# RECORDED INFORMATION

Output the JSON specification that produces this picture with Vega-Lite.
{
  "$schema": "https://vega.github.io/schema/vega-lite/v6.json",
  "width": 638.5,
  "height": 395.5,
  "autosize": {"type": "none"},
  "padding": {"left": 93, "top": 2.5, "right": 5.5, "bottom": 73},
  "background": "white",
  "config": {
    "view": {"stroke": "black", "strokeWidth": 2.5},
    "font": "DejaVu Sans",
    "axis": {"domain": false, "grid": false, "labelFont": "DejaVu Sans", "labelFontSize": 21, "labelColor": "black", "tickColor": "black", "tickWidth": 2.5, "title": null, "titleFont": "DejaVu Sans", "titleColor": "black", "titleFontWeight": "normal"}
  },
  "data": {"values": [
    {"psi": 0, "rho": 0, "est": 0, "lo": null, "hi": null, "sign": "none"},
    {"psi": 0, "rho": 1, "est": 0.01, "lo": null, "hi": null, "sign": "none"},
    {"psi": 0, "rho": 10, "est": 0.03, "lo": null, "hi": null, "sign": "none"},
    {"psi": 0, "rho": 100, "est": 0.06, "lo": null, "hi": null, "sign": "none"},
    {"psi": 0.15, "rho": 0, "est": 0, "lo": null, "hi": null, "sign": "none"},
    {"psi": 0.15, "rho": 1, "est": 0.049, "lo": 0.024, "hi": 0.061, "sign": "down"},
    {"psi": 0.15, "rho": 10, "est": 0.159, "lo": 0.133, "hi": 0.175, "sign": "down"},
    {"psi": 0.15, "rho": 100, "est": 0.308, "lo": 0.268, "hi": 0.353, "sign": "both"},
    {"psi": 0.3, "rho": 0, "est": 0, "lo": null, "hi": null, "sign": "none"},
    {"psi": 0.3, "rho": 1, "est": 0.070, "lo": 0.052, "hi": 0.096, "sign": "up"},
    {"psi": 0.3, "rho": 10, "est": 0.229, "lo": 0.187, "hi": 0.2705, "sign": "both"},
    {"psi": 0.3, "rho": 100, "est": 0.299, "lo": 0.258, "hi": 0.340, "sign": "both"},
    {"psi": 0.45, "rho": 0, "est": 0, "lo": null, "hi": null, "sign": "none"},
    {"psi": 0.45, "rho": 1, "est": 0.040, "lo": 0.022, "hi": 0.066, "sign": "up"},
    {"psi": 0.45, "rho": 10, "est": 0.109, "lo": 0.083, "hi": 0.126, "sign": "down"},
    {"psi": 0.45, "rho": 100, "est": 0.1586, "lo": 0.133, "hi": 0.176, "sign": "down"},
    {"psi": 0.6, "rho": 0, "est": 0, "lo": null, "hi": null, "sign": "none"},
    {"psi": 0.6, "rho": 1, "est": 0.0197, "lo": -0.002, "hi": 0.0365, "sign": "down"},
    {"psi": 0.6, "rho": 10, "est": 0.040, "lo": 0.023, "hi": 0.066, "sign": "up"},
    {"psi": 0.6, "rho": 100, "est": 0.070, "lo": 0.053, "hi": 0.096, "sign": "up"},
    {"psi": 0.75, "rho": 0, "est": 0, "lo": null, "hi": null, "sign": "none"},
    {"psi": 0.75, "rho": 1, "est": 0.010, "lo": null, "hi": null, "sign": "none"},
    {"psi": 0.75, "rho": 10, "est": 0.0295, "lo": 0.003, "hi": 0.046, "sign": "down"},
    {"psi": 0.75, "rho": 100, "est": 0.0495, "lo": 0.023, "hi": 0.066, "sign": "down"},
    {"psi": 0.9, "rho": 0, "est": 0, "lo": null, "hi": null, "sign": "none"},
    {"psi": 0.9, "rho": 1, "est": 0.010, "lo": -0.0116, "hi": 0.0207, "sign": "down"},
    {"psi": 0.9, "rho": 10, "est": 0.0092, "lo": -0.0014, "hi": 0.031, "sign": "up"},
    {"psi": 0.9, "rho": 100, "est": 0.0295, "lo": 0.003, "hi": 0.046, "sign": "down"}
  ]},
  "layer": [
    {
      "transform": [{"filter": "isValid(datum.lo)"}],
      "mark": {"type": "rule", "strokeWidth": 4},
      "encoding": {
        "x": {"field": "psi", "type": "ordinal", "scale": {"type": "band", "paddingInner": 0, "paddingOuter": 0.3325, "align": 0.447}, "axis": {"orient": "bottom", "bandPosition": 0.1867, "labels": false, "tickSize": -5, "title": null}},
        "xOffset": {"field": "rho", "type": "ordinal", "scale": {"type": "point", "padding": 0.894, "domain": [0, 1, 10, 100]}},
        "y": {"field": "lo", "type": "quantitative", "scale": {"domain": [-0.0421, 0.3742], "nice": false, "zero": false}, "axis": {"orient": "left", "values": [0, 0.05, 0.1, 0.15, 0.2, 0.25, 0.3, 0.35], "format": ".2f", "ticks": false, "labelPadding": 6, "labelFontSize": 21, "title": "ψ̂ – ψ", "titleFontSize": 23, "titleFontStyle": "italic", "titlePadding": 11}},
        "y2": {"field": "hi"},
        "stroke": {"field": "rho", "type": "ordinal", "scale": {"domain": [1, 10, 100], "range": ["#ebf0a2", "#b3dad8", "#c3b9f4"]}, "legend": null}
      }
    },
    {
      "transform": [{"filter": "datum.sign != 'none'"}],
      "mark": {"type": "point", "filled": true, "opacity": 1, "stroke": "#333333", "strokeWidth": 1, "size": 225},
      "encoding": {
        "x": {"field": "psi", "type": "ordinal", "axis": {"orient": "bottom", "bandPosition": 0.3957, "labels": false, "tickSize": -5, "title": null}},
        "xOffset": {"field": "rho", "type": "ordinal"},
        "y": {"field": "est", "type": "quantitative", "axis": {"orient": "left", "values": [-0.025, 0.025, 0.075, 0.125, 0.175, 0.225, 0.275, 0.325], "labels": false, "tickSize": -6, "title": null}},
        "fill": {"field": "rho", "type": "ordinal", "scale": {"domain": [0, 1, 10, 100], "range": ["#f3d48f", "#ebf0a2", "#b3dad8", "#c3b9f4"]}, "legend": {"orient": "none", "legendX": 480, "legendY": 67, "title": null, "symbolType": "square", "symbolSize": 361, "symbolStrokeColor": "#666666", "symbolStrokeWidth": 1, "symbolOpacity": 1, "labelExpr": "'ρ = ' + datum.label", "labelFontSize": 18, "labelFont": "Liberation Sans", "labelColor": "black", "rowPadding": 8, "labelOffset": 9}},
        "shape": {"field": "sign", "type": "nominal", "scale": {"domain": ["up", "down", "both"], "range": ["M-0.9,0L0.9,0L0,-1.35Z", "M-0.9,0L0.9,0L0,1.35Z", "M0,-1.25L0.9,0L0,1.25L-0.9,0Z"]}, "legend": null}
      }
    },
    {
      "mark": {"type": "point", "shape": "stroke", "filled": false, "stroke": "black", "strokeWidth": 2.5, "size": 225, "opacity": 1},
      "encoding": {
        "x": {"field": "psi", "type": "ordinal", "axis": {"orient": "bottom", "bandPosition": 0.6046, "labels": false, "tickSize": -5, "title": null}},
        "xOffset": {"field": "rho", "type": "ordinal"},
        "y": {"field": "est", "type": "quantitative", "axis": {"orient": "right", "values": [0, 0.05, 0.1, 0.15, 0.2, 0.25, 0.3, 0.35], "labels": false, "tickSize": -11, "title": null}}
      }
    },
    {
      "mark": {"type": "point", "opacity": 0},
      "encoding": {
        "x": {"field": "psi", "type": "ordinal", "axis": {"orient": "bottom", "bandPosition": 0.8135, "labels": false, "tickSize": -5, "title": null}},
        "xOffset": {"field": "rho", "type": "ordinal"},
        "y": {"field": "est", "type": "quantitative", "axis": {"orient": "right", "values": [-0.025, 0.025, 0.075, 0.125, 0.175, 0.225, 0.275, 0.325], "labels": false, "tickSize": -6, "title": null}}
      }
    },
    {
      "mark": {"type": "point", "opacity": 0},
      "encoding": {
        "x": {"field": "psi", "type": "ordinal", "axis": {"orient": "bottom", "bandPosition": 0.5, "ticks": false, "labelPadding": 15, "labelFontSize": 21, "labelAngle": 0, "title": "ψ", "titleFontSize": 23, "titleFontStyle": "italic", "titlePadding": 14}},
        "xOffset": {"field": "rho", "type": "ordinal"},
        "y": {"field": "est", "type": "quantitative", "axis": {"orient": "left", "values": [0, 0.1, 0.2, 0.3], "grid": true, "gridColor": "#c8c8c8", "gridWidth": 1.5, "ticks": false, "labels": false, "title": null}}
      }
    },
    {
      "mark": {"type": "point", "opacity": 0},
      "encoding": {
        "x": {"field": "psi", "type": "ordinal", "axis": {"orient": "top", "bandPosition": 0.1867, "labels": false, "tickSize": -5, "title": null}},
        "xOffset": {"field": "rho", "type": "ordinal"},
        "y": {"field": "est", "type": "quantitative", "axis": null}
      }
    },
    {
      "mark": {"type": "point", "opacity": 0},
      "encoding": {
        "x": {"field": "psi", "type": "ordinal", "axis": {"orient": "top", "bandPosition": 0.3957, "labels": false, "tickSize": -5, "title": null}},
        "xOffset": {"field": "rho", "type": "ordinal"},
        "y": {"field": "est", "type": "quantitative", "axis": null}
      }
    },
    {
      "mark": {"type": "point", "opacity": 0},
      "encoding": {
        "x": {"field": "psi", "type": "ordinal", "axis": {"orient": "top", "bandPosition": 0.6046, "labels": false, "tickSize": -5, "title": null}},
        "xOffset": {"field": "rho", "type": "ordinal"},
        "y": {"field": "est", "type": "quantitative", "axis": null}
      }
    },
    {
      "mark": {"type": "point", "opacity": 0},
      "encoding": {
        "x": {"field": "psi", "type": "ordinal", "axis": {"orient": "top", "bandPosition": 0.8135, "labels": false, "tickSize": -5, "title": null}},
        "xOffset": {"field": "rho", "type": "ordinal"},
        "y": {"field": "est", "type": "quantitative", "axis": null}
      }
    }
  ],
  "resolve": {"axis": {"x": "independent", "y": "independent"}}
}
--
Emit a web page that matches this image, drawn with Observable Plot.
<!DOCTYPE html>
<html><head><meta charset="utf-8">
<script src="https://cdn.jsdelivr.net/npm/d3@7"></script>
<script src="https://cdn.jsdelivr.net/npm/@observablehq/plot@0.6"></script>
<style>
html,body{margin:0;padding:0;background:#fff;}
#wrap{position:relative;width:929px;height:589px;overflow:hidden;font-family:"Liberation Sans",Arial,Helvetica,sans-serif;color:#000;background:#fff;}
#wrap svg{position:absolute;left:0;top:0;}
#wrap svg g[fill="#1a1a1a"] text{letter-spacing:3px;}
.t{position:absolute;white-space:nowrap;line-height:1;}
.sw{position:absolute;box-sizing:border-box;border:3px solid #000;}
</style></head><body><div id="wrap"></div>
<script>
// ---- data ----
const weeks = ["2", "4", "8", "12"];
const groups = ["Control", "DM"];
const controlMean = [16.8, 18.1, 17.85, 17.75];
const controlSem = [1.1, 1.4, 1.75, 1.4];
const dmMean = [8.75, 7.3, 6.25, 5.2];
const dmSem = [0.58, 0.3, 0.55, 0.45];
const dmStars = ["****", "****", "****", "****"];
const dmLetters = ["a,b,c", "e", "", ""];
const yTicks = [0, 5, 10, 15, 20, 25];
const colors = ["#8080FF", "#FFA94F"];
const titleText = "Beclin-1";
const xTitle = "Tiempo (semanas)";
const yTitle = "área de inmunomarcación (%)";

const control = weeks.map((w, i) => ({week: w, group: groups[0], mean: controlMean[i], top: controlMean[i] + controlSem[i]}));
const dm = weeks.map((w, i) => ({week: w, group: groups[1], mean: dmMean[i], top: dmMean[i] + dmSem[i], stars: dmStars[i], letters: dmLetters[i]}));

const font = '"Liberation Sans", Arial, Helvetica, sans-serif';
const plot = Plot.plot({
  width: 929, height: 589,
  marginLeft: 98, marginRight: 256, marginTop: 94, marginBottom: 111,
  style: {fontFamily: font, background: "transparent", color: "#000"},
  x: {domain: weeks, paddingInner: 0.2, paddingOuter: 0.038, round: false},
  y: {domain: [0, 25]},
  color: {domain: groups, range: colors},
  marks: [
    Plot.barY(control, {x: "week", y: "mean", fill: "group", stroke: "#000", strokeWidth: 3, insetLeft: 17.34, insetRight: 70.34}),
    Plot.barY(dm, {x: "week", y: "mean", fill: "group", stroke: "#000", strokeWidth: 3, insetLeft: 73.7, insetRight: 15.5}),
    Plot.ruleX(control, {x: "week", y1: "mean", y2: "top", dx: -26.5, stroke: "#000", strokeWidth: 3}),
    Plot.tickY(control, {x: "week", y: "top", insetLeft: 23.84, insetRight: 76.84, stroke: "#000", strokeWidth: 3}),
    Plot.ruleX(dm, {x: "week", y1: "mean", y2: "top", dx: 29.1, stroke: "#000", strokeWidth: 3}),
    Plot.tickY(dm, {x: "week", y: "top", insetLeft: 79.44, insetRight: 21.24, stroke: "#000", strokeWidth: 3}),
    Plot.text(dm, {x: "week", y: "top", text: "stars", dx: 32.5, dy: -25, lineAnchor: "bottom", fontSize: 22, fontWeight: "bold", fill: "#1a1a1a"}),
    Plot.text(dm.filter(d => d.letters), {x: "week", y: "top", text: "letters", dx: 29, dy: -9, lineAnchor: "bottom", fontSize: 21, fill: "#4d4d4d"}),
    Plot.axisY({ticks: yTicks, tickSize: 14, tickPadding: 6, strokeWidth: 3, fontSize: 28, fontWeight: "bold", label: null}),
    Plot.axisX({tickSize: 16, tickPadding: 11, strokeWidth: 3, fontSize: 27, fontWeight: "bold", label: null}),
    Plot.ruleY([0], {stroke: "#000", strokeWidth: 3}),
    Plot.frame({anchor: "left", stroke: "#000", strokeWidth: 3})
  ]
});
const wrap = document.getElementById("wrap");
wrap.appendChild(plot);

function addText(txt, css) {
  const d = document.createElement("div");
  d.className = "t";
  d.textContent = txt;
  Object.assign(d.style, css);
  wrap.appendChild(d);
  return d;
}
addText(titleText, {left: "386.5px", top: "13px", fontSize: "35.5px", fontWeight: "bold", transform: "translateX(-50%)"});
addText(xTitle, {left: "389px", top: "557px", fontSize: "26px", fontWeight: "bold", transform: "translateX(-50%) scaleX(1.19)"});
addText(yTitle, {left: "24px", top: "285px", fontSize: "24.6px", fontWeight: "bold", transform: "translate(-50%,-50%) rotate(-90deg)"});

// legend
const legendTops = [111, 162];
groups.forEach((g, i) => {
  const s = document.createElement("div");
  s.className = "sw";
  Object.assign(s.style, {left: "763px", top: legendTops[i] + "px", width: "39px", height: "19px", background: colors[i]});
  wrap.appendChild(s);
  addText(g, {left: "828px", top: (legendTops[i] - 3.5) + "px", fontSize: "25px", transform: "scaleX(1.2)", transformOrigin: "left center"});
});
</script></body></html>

# GIVEN EXERCISE
Show each line in the entries that holds the string "with".

# EXPECTED ANSWER
Output the JSON specification that produces this picture with Vega-Lite.
Emit a web page that matches this image, drawn with Observable Plot.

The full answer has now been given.